Welcoming a new war
For the interpretation of the Great War in Ross’s lectures the referenced article has a twofold relevance. First of all, the military occupation of Ethiopia by Italy served as an analogy for the Great War’s caesura in world history. Secondly, the League of Nations’ erroneous interpretation of the war was another sign of its obsoleteness.
As in many cases, the prelude to Ross’s article positions its author as an experienced eyewitness of far-reaching political and historical events. In 1914 Ross returned from his first South American journey in the course of which he reported on the Civil War in Mexico. He was just in time to take part in the Great War upon his return in Europe. And now, 21 years later, it is again an early return from the Panama Canal that enables him to witness Italy’s invasion in Africa1 (albeit indirectly, from a secure shelter in Germany). However, he does not merely emphasize his timely arrival at important spots of the world here,2 but implicitly presents himself as a reader of globally significant signs of the times.

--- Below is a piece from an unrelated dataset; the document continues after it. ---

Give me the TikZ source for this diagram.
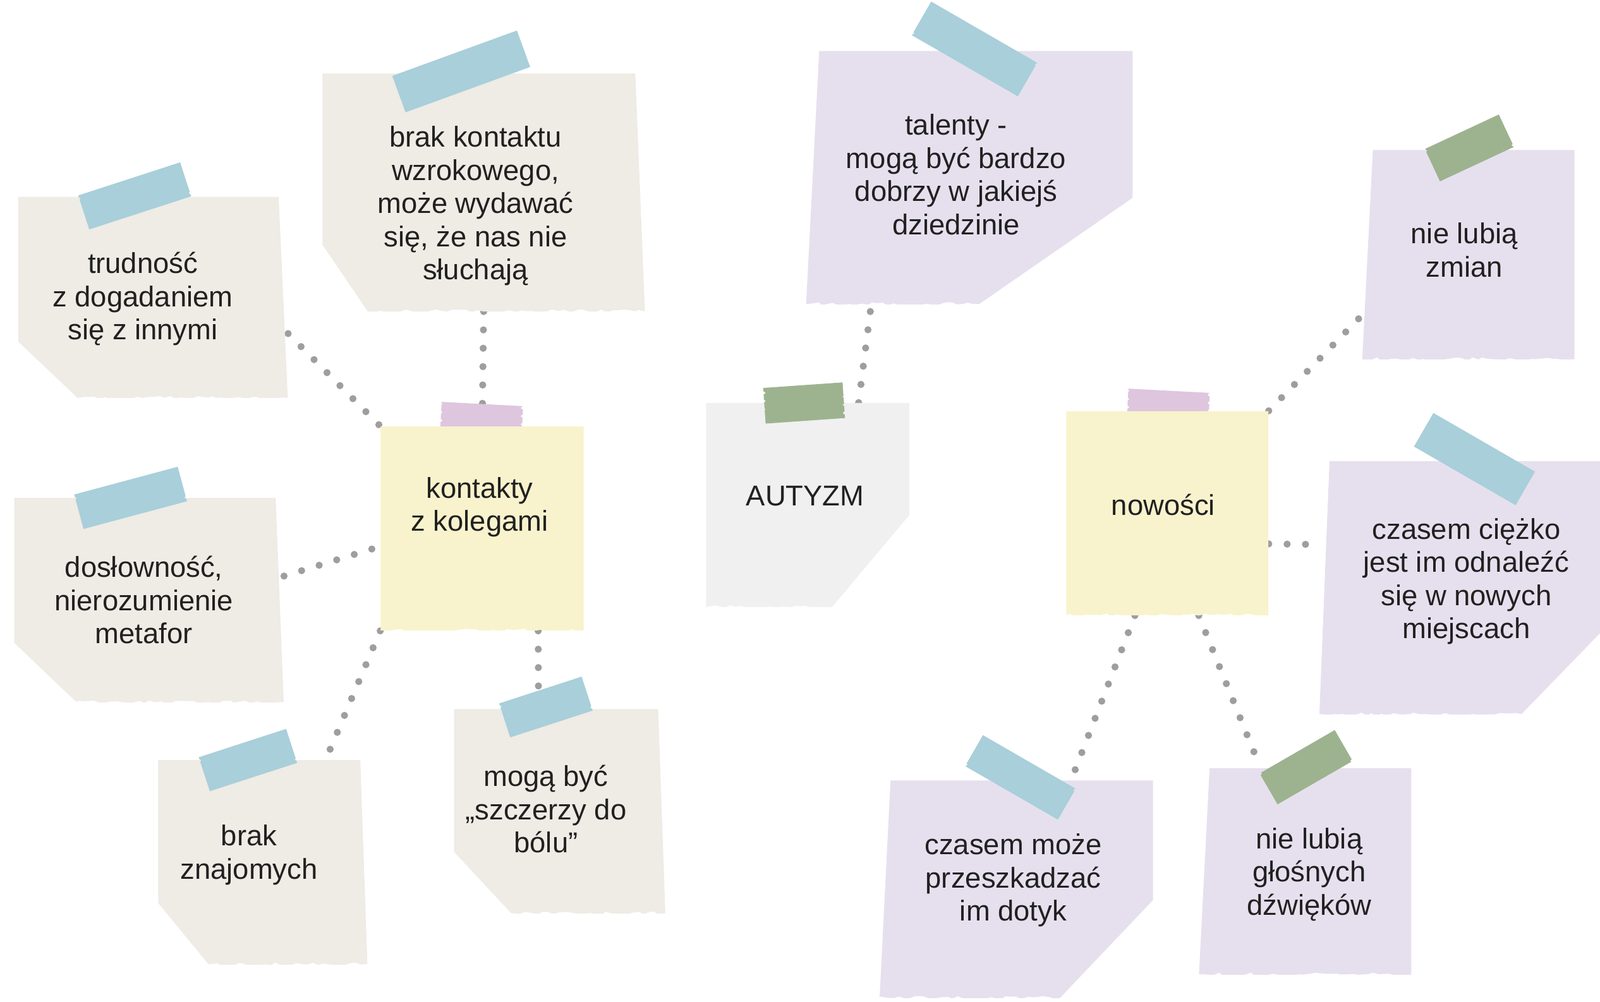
\documentclass[tikz,border=0pt]{standalone}
\usepackage{fontspec}
\setsansfont{Liberation Sans}
\usetikzlibrary{positioning,calc,backgrounds,decorations.pathmorphing}

\definecolor{beige}{RGB}{239,235,229}
\definecolor{lilac}{RGB}{230,224,238}
\definecolor{lemon}{RGB}{248,243,204}
\definecolor{ash}{RGB}{240,240,240}
\definecolor{tapeblue}{RGB}{168,207,218}
\definecolor{tapegreen}{RGB}{157,179,143}
\definecolor{tapepink}{RGB}{222,198,222}
\definecolor{dotgray}{RGB}{158,158,158}
\definecolor{ink}{RGB}{33,33,33}

\begin{document}
\begin{tikzpicture}[
    x=0.2mm, y=-0.2mm,
    note/.style={inner sep=0pt,align=center,text=ink,font=\fontsize{16}{18.5}\sffamily},
    torn/.style={decoration={random steps,segment length=3pt,amplitude=1pt}},
    jag/.style={decoration={zigzag,segment length=1.6mm,amplitude=0.5mm}},
    paper/.style n args={7}{rectangle,inner sep=0pt,path picture={
        \coordinate (nw) at (path picture bounding box.north west);
        \coordinate (ne) at (path picture bounding box.north east);
        \coordinate (sw) at (path picture bounding box.south west);
        \coordinate (se) at (path picture bounding box.south east);
        \fill[#1] ($(nw)!#6!(ne)$) -- ($(ne)!#7!(nw)$) -- ($(ne)!#4!(se)$) -- ($(se)!#5!(sw)$)
            decorate[torn]{-- ($(sw)!#3!(se)$)} -- ($(nw)!#2!(sw)$) -- cycle;}},
    strip/.style={rectangle,inner sep=0pt,minimum height=7mm,path picture={
        \coordinate (tnw) at (path picture bounding box.north west);
        \coordinate (tne) at (path picture bounding box.north east);
        \coordinate (tsw) at (path picture bounding box.south west);
        \coordinate (tse) at (path picture bounding box.south east);
        \fill[#1] (tnw) -- (tne) decorate[jag]{-- (tse)} -- (tsw) decorate[jag]{-- (tnw)} -- cycle;}},
    dotline/.style={draw=dotgray,line width=1.4mm,line cap=round,dash pattern=on 0pt off 3.6mm},
  ]
    \useasboundingbox (0,0) rectangle (1568,982);

    % left group
    \node[paper={beige}{.72}{.14}{1}{0}{0}{.03},minimum width=63.2mm,minimum height=46.6mm] (brak) at (474,188.5) {};
    \node[note] (brak-t) at (466,202) {brak kontaktu\\wzrokowego,\\może wydawać\\się, że nas nie\\słuchają};
    \node[paper={beige}{.72}{.22}{1}{0}{0}{.034},minimum width=52.8mm,minimum height=39.4mm] (trud) at (150,291.5) {};
    \node[note] (trud-t) at (140,293) {trudność\\z dogadaniem\\się z innymi};
    \node[paper={beige}{.71}{.23}{1}{0}{0}{.03},minimum width=52.8mm,minimum height=40mm] (dosl) at (146,588) {};
    \node[note] (dosl-t) at (141,588) {dosłowność,\\nierozumienie\\metafor};
    \node[paper={beige}{.70}{.24}{1}{0}{0}{.034},minimum width=41mm,minimum height=40mm] (znaj) at (257.5,845) {};
    \node[note] (znaj-t) at (244,838) {brak\\znajomych};
    \node[paper={beige}{.70}{.27}{1}{0}{0}{.034},minimum width=41.4mm,minimum height=40mm] (szcz) at (548.5,795) {};
    \node[note] (szcz-t) at (535,793) {mogą być\\„szczerzy do\\bólu”};
    \node[paper={lemon}{1}{0}{1}{0}{0}{0},minimum width=39.8mm,minimum height=40mm] (kont) at (472.5,518) {};
    \node[note] (kont-t) at (470,497) {kontakty\\z kolegami};

    % middle
    \node[paper={ash}{1}{0}{.55}{.38}{0}{0},minimum width=39.8mm,minimum height=40mm] (aut) at (791.5,495) {};
    \node[note] (aut-t) at (789,486) {AUTYZM};
    \node[paper={lilac}{1}{0}{.58}{.47}{.04}{0},minimum width=64mm,minimum height=49.6mm] (tal) at (950,174) {};
    \node[note] (tal-t) at (937,171) {talenty -\\mogą być bardzo\\dobrzy w jakiejś\\dziedzinie};

    % right group
    \node[paper={lemon}{1}{0}{1}{0}{0}{0},minimum width=39.6mm,minimum height=40mm] (now) at (1144,503) {};
    \node[note] (now-t) at (1140,495) {nowości};
    \node[paper={lilac}{1}{0}{1}{0}{.05}{0},minimum width=41.6mm,minimum height=41mm] (zmian) at (1439,249.5) {};
    \node[note] (zmian-t) at (1435,245) {nie lubią\\zmian};
    \node[paper={lilac}{1}{0}{.68}{.28}{.036}{0},minimum width=55mm,minimum height=49.6mm] (ciez) at (1430.5,576) {};
    \node[note] (ciez-t) at (1437,570) {czasem ciężko\\jest im odnaleźć\\się w nowych\\miejscach};
    \node[paper={lilac}{1}{0}{.55}{.34}{.04}{0},minimum width=53.6mm,minimum height=42.6mm] (dotyk) at (996,871.5) {};
    \node[note] (dotyk-t) at (993,863) {czasem może\\przeszkadzać\\im dotyk};
    \node[paper={lilac}{1}{0}{1}{0}{.05}{0},minimum width=41.6mm,minimum height=40.4mm] (glos) at (1279,854) {};
    \node[note] (glos-t) at (1283,857) {nie lubią\\głośnych\\dźwięków};

    % tapes on top
    \node[strip=tapeblue,minimum width=26mm,minimum height=7.6mm,rotate=20] (tbrak) at (452,70) {};
    \node[strip=tapeblue,minimum width=21mm,rotate=18] (ttrud) at (132,192) {};
    \node[strip=tapeblue,minimum width=21mm,rotate=15] (tdosl) at (128,488) {};
    \node[strip=tapeblue,minimum width=18mm,rotate=18] (tznaj) at (243,745) {};
    \node[strip=tapeblue,minimum width=17mm,rotate=18] (tszcz) at (535,693) {};
    \node[strip=tapegreen,minimum width=15.6mm,rotate=4] (taut) at (788,395) {};
    \node[strip=tapeblue,minimum width=24mm,minimum height=7.6mm,rotate=-30] (ttal) at (955,48) {};
    \node[strip=tapegreen,minimum width=16mm,rotate=25] (tzmian) at (1440,145) {};
    \node[strip=tapeblue,minimum width=23mm,minimum height=7.6mm,rotate=-30] (tciez) at (1445,450) {};
    \node[strip=tapeblue,minimum width=21mm,rotate=-30] (tdotyk) at (1000,762) {};
    \node[strip=tapegreen,minimum width=17mm,rotate=30] (tglos) at (1280,752) {};

    \begin{scope}[on background layer]
        \fill[white] (0,0) rectangle (1568,982);
        % dotted links
        \draw[dotline] (trud.-15) -- (kont.north west);
        \draw[dotline] (brak.south) -- (kont.north);
        \draw[dotline] (dosl.10) -- (kont.190);
        \draw[dotline] (kont.south west) -- ($(znaj.north)!.6!(znaj.north east)$);
        \draw[dotline] ($(kont.south)!.55!(kont.south east)$) -- ($(szcz.north west)!.4!(szcz.north east)$);
        \draw[dotline] ($(aut.north)!.5!(aut.north east)$) -- ($(tal.south west)!.2!(tal.south east)$);
        \draw[dotline] (now.north east) -- ($(zmian.north west)!.79!(zmian.south west)$);
        \draw[dotline] ($(now.east)!.3!(now.south east)$) -- ($(ciez.north west)!.33!(ciez.south west)$);
        \draw[dotline] ($(now.south)!.32!(now.south west)$) -- ($(dotyk.north west)!.7!(dotyk.north east)$);
        \draw[dotline] ($(now.south)!.31!(now.south east)$) -- ($(glos.north west)!.29!(glos.north east)$);
        % tapes behind the yellow notes
        \node[strip=tapepink,minimum width=16mm,minimum height=5.6mm,rotate=-3] (tkont) at (472,410) {};
        \node[strip=tapepink,minimum width=16mm,minimum height=5.6mm,rotate=-3] (tnow) at (1145,397) {};
    \end{scope}
\end{tikzpicture}
\end{document}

The prelude, then, hints at Ross’s higher ambitions to integrate actual political events into a broader framework of global politics and history. The framework he has in mind is the idea of Volk ohne Raum (people without space). In this particular case it means Italy’s legitimate occupational and arms policy, which is aimed at the elimination of the spatial “limitedness imposed on her” and on her overpopulation. Drawing an analogy with the Mukden Incident of 1931, when Japan seized Chinese Manchuria,3 Ross sees in both countries’ moves a sign for a “global turnabout”, for which the Great War was merely “foreplay”. The weakness of Europe and her lack of a united policy, embodied in the League of Nations’ erroneous strategies (see The Blackshirts supporting Germany), will handicap her in the “race of the continents”. For Ross, Europe needs to prepare herself to meet the challenges of a “black danger” (see his earlier considerations in this regard in The impending shadow on the wall), the first step of which has now been taken by Italy. The thought of an indispensable cooperation of European powers in favor of maintaining the superiority of the ‘white race’ would become the core idea in Ross’s lecture prepared for the Anglo-German Fellowship (see The war for England).
Colin Ross. Erster Akt der zweiten Völkerwanderung. Preußische Zeitung: 1935 Oct 8; 279; 1-2.
Case: Speaking engagements
1 On the outbreak of the Second Italo-Ethiopian war see the detailed study of Giulia Brogini Künzi. Italien und der Abessinienkrieg 1935/36. Kolonialkrieg oder Totaler Krieg? Paderborn: Schoeningh; 2006; esp. 215-234 (Krieg in der Geschichte; 23), http://daten.digitale-sammlungen.de/~db/0006/bsb00061122/images/index.html?id=00061122&groesser=&fip=eayaewqeayaeayaewqenxdsydxdsydewqfsdrxs&no=3&seite=1 [accessed February 28, 2017].
2 This is, of course, an exaggeration, since Ross’s good fortune was not nearly like he wanted to have it. During the first two years of the Great War, out of which his book Wir draußen (Us out there) emerged, Ross simply didn’t have the opportunity to experience the battles and events that were turning points in the war. He was ordered to another post almost every time before a crucial battle was about to be fought.
3 For another justification of Japan’s violent act see Colin Ross. Vom neuen Asien. 1. Aufl. Leipzig: Brockhaus; 1941; 5-7 and 53-55. See Library.